Probably the strangest detail to go mostly missed in the final product is a symbiosis between the warped flesh and the mutating floral growth. Highlighted later by the way Tessa Thompson gives herself to the trees, there are strange, too-fleshy flowers that bloom from the body of this early boar-inspired concept. The human features we know weren't added until late in the process, but if they'd been added to that faster, hungrier boar, well, the nightmares will certainly keep coming.

Underwater

The Lovecraftian elements of 2020's "Underwater" worked their way deep into this underrated Kristen Stewart horror vehicle by the time it hit theaters, but that didn't happen overnight. Early concept art shows that the production didn't start out committed to sneaking in that big Dread Cthulhu Wakes finale. Instead, it tiptoes around the legacy and nature of its deep world bestiary, scratching together lesser horrors that mostly resemble a Maryland big catch gone bad.

The human Dagon-style worshippers don't come in until director Willam Eubank had committed to his homage to the horror legend. Instead, they're far more crablike, maybe even ticklike, with spiky shells, mandibles, and far too many legs to be entirely natural. At this stage, they were simply called 'Clingers,' and frankly, they just don't do it for us. The final design, which links the subtle revelation that the corporation Stewart works for wanted this to happen with Lovecraft's "A Shadow over Innsmouth," is a far more effective result.

Alien

It's not clear how serious writer Dan O'Bannon intended his early concepts for the Xenomorph from 1979's "Alien" and its face-hugger embryo stage to be taken, but the latter is oddly hilarious, nonetheless. The former is still pretty chilling in concept art form, though it goes through the usual insectoid-equals-unsettling phase of alien design. There's a few oddly avian aspects to the design, including wobbly, webbed legs. It's the head that draws our attention the strongest, however. Strange, sharp mandibles replace the elongated jaw that we know, but the egg-like head and empty eyes still manage to create an eerie effect. On set, there's no way this poor misshapen critter could've worked as an effective threat. It might even have walked like E.T.
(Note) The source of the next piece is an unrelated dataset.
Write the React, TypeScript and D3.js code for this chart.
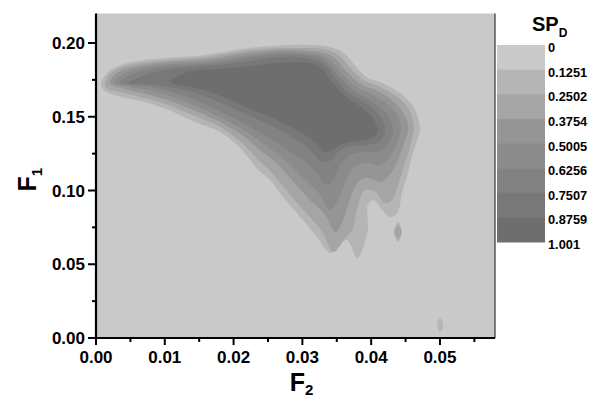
import React from 'react';
import * as d3 from 'd3';

// ---- data ----
const F2_TICKS = [0, 0.01, 0.02, 0.03, 0.04, 0.05];
const F2_MINOR = [0.005, 0.015, 0.025, 0.035, 0.045, 0.055];
const F1_TICKS = [0, 0.05, 0.1, 0.15, 0.2];
const F1_MINOR = [0.025, 0.075, 0.125, 0.175];
const LEVELS = [0, 0.1251, 0.2502, 0.3754, 0.5005, 0.6256, 0.7507, 0.8759, 1.001];
const LEVEL_LABELS = ['0', '0.1251', '0.2502', '0.3754', '0.5005', '0.6256', '0.7507', '0.8759', '1.001'];
const BAND_COLORS = ['#c9c9c9', '#b5b5b5', '#a5a5a5', '#959595', '#8b8b8b', '#828282', '#787878', '#6e6e6e'];

type P = [number, number];
// contour regions (F2, F1) where SP_D exceeds LEVELS[k]
const CONTOUR_1: P[] = [
  [0.0007, 0.1722], [0.0015, 0.179], [0.0032, 0.1844], [0.0071, 0.1885], [0.0122, 0.1905], [0.0158, 0.1919],
  [0.0202, 0.1953], [0.0238, 0.1973], [0.0282, 0.1987], [0.034, 0.1973], [0.0362, 0.1926], [0.0377, 0.1844],
  [0.0395, 0.1763], [0.0413, 0.1736], [0.0442, 0.1661], [0.0461, 0.1573], [0.0471, 0.1424], [0.0467, 0.1342],
  [0.0459, 0.1227], [0.0452, 0.1092], [0.0445, 0.099], [0.0438, 0.0848], [0.0427, 0.082], [0.0413, 0.0888],
  [0.0403, 0.0936], [0.0395, 0.0902], [0.0395, 0.0732], [0.038, 0.0542], [0.0365, 0.0664], [0.035, 0.0617],
  [0.034, 0.0576], [0.0321, 0.0685], [0.0297, 0.082], [0.0272, 0.0956], [0.0253, 0.1071], [0.0236, 0.1139],
  [0.0212, 0.1275], [0.0183, 0.139], [0.0144, 0.1464], [0.0105, 0.1546], [0.0071, 0.16], [0.0032, 0.1641],
  [0.0013, 0.1675],
];
const CONTOUR_2: P[] = [
  [0.0013, 0.1722], [0.002, 0.179], [0.0038, 0.1837], [0.0076, 0.1871], [0.0125, 0.1892], [0.0161, 0.1905],
  [0.0205, 0.1939], [0.0241, 0.1959], [0.0282, 0.1966], [0.0337, 0.1953], [0.0356, 0.1905], [0.0371, 0.1824],
  [0.0391, 0.1742], [0.041, 0.1709], [0.0436, 0.1641], [0.0454, 0.1559], [0.0462, 0.1424], [0.0457, 0.1309],
  [0.0448, 0.1173], [0.0439, 0.1037], [0.043, 0.0936], [0.042, 0.0915], [0.0406, 0.099], [0.0391, 0.1003],
  [0.0381, 0.0902], [0.0372, 0.0732], [0.0362, 0.0678], [0.0345, 0.0583], [0.0329, 0.0719], [0.0304, 0.0854],
  [0.0279, 0.099], [0.0256, 0.1119], [0.0236, 0.1207], [0.0212, 0.1322], [0.0183, 0.1424], [0.0144, 0.1505],
  [0.0105, 0.158], [0.0071, 0.1627], [0.0035, 0.1668], [0.0017, 0.1688],
];
const CONTOUR_3: P[] = [
  [0.002, 0.1729], [0.0026, 0.1783], [0.0044, 0.1824], [0.0079, 0.1858], [0.0128, 0.1878], [0.0166, 0.1892],
  [0.0209, 0.1926], [0.0246, 0.1946], [0.0282, 0.1953], [0.0333, 0.1932], [0.035, 0.1885], [0.0365, 0.1803],
  [0.0387, 0.1715], [0.0406, 0.1681], [0.043, 0.1614], [0.0446, 0.1532], [0.0454, 0.1424], [0.0448, 0.1322],
  [0.0439, 0.1207], [0.0427, 0.1105], [0.0413, 0.1058], [0.0395, 0.1085], [0.0381, 0.1058], [0.0369, 0.0936],
  [0.0358, 0.0786], [0.0348, 0.0719], [0.0333, 0.0834], [0.0308, 0.0949], [0.0285, 0.1071], [0.0262, 0.1187],
  [0.0238, 0.1275], [0.0214, 0.137], [0.0183, 0.1458], [0.0145, 0.1539], [0.0108, 0.1607], [0.0073, 0.1654],
  [0.0038, 0.1695],
];
const CONTOUR_4: P[] = [
  [0.0026, 0.1729], [0.0033, 0.177], [0.0049, 0.181], [0.0083, 0.1844], [0.0131, 0.1865], [0.017, 0.1878],
  [0.0214, 0.1912], [0.025, 0.1932], [0.0285, 0.1939], [0.0329, 0.1912], [0.0345, 0.1865], [0.0359, 0.1783],
  [0.0381, 0.1695], [0.04, 0.1654], [0.0423, 0.1587], [0.0438, 0.1512], [0.0443, 0.1424], [0.0438, 0.1329],
  [0.0427, 0.1227], [0.0413, 0.1173], [0.0395, 0.1187], [0.0378, 0.1166], [0.0364, 0.1071], [0.0352, 0.0936],
  [0.034, 0.0868], [0.0326, 0.097], [0.0304, 0.1071], [0.0282, 0.1173], [0.026, 0.1261], [0.0238, 0.1336],
  [0.0215, 0.141], [0.0183, 0.1492], [0.0145, 0.1573], [0.0111, 0.1634], [0.0076, 0.1681], [0.0044, 0.1709],
];
const CONTOUR_5: P[] = [
  [0.0033, 0.1729], [0.0041, 0.1763], [0.0057, 0.1797], [0.0089, 0.1831], [0.0134, 0.1851], [0.0174, 0.1865],
  [0.0218, 0.1898], [0.0253, 0.1919], [0.0288, 0.1926], [0.0326, 0.1898], [0.034, 0.1844], [0.0355, 0.1763],
  [0.0375, 0.1675], [0.0393, 0.1627], [0.0414, 0.1559], [0.0427, 0.1492], [0.0432, 0.141], [0.0425, 0.1322],
  [0.0411, 0.1261], [0.0394, 0.1261], [0.0372, 0.1248], [0.0356, 0.118], [0.0345, 0.1071], [0.0334, 0.1037],
  [0.032, 0.1125], [0.03, 0.1207], [0.0279, 0.1275], [0.0257, 0.1342], [0.0236, 0.1397], [0.0214, 0.1458],
  [0.0183, 0.1532], [0.0148, 0.1607], [0.0115, 0.1661], [0.0081, 0.1702], [0.0049, 0.1715],
];
const CONTOUR_6: P[] = [
  [0.0047, 0.1729], [0.0057, 0.1756], [0.0093, 0.181], [0.0137, 0.1837], [0.0177, 0.1851], [0.0221, 0.1878],
  [0.0256, 0.1898], [0.0291, 0.1905], [0.0323, 0.1878], [0.0337, 0.1831], [0.035, 0.1749], [0.0369, 0.1654],
  [0.0387, 0.1607], [0.0406, 0.1539], [0.0417, 0.1471], [0.042, 0.1397], [0.0411, 0.1329], [0.0395, 0.1309],
  [0.0372, 0.1302], [0.0355, 0.1275], [0.0342, 0.1207], [0.0329, 0.1193], [0.0311, 0.1275], [0.0291, 0.1342],
  [0.027, 0.1403], [0.025, 0.1451], [0.0224, 0.1505], [0.0192, 0.1573], [0.0158, 0.1641], [0.0122, 0.1688],
  [0.0086, 0.1715],
];
const CONTOUR_7: P[] = [
  [0.0108, 0.1736], [0.0129, 0.1797], [0.0151, 0.1817], [0.0183, 0.1824], [0.0224, 0.1844], [0.026, 0.1865],
  [0.0294, 0.1871], [0.032, 0.1851], [0.0333, 0.1803], [0.0345, 0.1722], [0.0364, 0.1634], [0.0381, 0.158],
  [0.0398, 0.1519], [0.0407, 0.1451], [0.0409, 0.139], [0.0398, 0.1349], [0.0378, 0.1336], [0.0358, 0.1315],
  [0.0343, 0.1275], [0.0333, 0.1261], [0.0318, 0.1329], [0.0297, 0.1397], [0.0275, 0.1451], [0.025, 0.1505],
  [0.0224, 0.1553], [0.0195, 0.1614], [0.0166, 0.1668], [0.0137, 0.1702],
];
const SPOT_A_1: P[] = [[0.0439, 0.0786], [0.0445, 0.0719], [0.0439, 0.0651], [0.0433, 0.0719]];
const SPOT_A_2: P[] = [[0.0439, 0.0766], [0.0444, 0.0719], [0.0439, 0.0671], [0.0434, 0.0719]];
const SPOT_B_1: P[] = [[0.05, 0.0136], [0.0505, 0.0088], [0.05, 0.0041], [0.0496, 0.0088]];

const REGIONS: { level: number; pts: P[] }[] = [
  { level: 1, pts: CONTOUR_1 }, { level: 2, pts: CONTOUR_2 }, { level: 3, pts: CONTOUR_3 },
  { level: 4, pts: CONTOUR_4 }, { level: 5, pts: CONTOUR_5 }, { level: 6, pts: CONTOUR_6 },
  { level: 7, pts: CONTOUR_7 }, { level: 1, pts: SPOT_A_1 }, { level: 2, pts: SPOT_A_2 },
  { level: 1, pts: SPOT_B_1 },
];

const FONT = "'Liberation Sans', Arial, Helvetica, sans-serif";

export default function App() {
  const W = 590, H = 398;
  const x = d3.scaleLinear().domain([0, 0.058]).range([96, 495]);
  const y = d3.scaleLinear().domain([0, 0.22]).range([338, 13.5]);
  const line = d3.line<P>().x(d => x(d[0])).y(d => y(d[1])).curve(d3.curveCatmullRomClosed.alpha(0.5));
  const cb = d3.scaleLinear().domain([0, 1.001]).range([45, 242]);
  const cbX0 = 497, cbX1 = 545;
  const [x0, x1] = x.range();
  const [yb, yt] = y.range();

  return (
    <svg width={W} height={H} style={{ position: 'absolute', left: 0, top: 0, background: '#fff' }}
      fontFamily={FONT} fontWeight="bold">
      <defs>
        <clipPath id="plotclip"><rect x={x0} y={yt} width={x1 - x0} height={yb - yt} /></clipPath>
      </defs>
      <rect x={x0} y={yt} width={x1 - x0} height={yb - yt} fill={BAND_COLORS[0]} />
      <g clipPath="url(#plotclip)">
        {REGIONS.map((r, i) => (
          <path key={i} d={line(r.pts) || ''} fill={BAND_COLORS[r.level]} stroke="none" />
        ))}
      </g>
      {/* right frame line */}
      <line x1={x1} x2={x1} y1={yt} y2={yb} stroke="#333" strokeWidth={1.2} />
      {/* axes */}
      <line x1={x0} x2={x0} y1={yt} y2={yb + 1} stroke="#000" strokeWidth={2.2} />
      <line x1={x0 - 1} x2={x1} y1={yb} y2={yb} stroke="#000" strokeWidth={2.2} />
      {F1_TICKS.map(t => (
        <g key={'ym' + t}>
          <line x1={x0 - 8} x2={x0} y1={y(t)} y2={y(t)} stroke="#000" strokeWidth={2} />
          <text x={x0 - 11} y={y(t) + 6} textAnchor="end" fontSize={17}>{t.toFixed(2)}</text>
        </g>
      ))}
      {F1_MINOR.map(t => (
        <line key={'yn' + t} x1={x0 - 4} x2={x0} y1={y(t)} y2={y(t)} stroke="#000" strokeWidth={2} />
      ))}
      {F2_TICKS.map(t => (
        <g key={'xm' + t}>
          <line x1={x(t)} x2={x(t)} y1={yb} y2={yb + 7} stroke="#000" strokeWidth={2} />
          <text x={x(t)} y={363} textAnchor="middle" fontSize={17}>{t.toFixed(2)}</text>
        </g>
      ))}
      {F2_MINOR.map(t => (
        <line key={'xn' + t} x1={x(t)} x2={x(t)} y1={yb} y2={yb + 4} stroke="#000" strokeWidth={2} />
      ))}
      {/* axis titles */}
      <text transform={`translate(36, ${(yb + yt) / 2 + 4}) rotate(-90)`} textAnchor="middle" fontSize={25}>
        F<tspan fontSize={15} dy={6}>1</tspan>
      </text>
      <text x={(x0 + x1) / 2 + 6} y={391} textAnchor="middle" fontSize={25}>
        F<tspan fontSize={15} dy={4}>2</tspan>
      </text>
      {/* color bar */}
      {BAND_COLORS.map((c, i) => (
        <rect key={'cb' + i} x={cbX0} y={cb(LEVELS[i])} width={cbX1 - cbX0}
          height={cb(LEVELS[i + 1]) - cb(LEVELS[i]) + 0.5} fill={c} />
      ))}
      {LEVELS.map((v, i) => (
        <text key={'cl' + i} x={548} y={cb(v) + 7} fontSize={12.8}>{LEVEL_LABELS[i]}</text>
      ))}
      <text x={532} y={31} fontSize={20}>SP<tspan fontSize={12} dy={6}>D</tspan></text>
    </svg>
  );
}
Meanwhile, O'Bannon's embryo sketch is just funny. It's actually less a concept piece and more a note to H.R. Giger on how he and Scott would like this stage of the Xenomorph to behave. It features a simplistic, Playskool-style egg and a horrible (hilarious) little face bouncing out to chase its victim. No, it wouldn't have worked for Ridley Scott's "Alien," but if O'Bannon ever worked with John Carpenter on a "Dark Star 2," he's got one hell of a sketch kit ready to go.

I Am Legend

It's easy to rip on CGI for failing to deliver on its visual promise, especially when you consider how poorly it can age a film as compared to practical effects. Movies like 2007's "I Am Legend" do not help the arguments in favor of CGI, providing some of the worst-case scenarios for filmmakers to look back and cringe upon. Ironically, the earliest and potentially best concept art for Will Smith's quasi vampire-hunting adventure came from a failed production once led by Ridley Scott.

Scott abandoned the project back in 1997, had Schwarzenegger in mind for his lead. But what's truly fascinating is the early makeup concept for the evolving vampires of Richard Matheson's imagination. Scott's imagination went to wax figures, and his design team provided a test shot of a thinning, almost translucent-skinned man with piercing eyes. Not only does this single shot look more vibrant and alive than the Darkseekers that Smith faces, but it's almost empathetic enough to ensure that the story's original twist ending — Smith is the real monster, here — would have stuck the landing. So much for what could have been, and sadly, in this case, what we got was so much worse.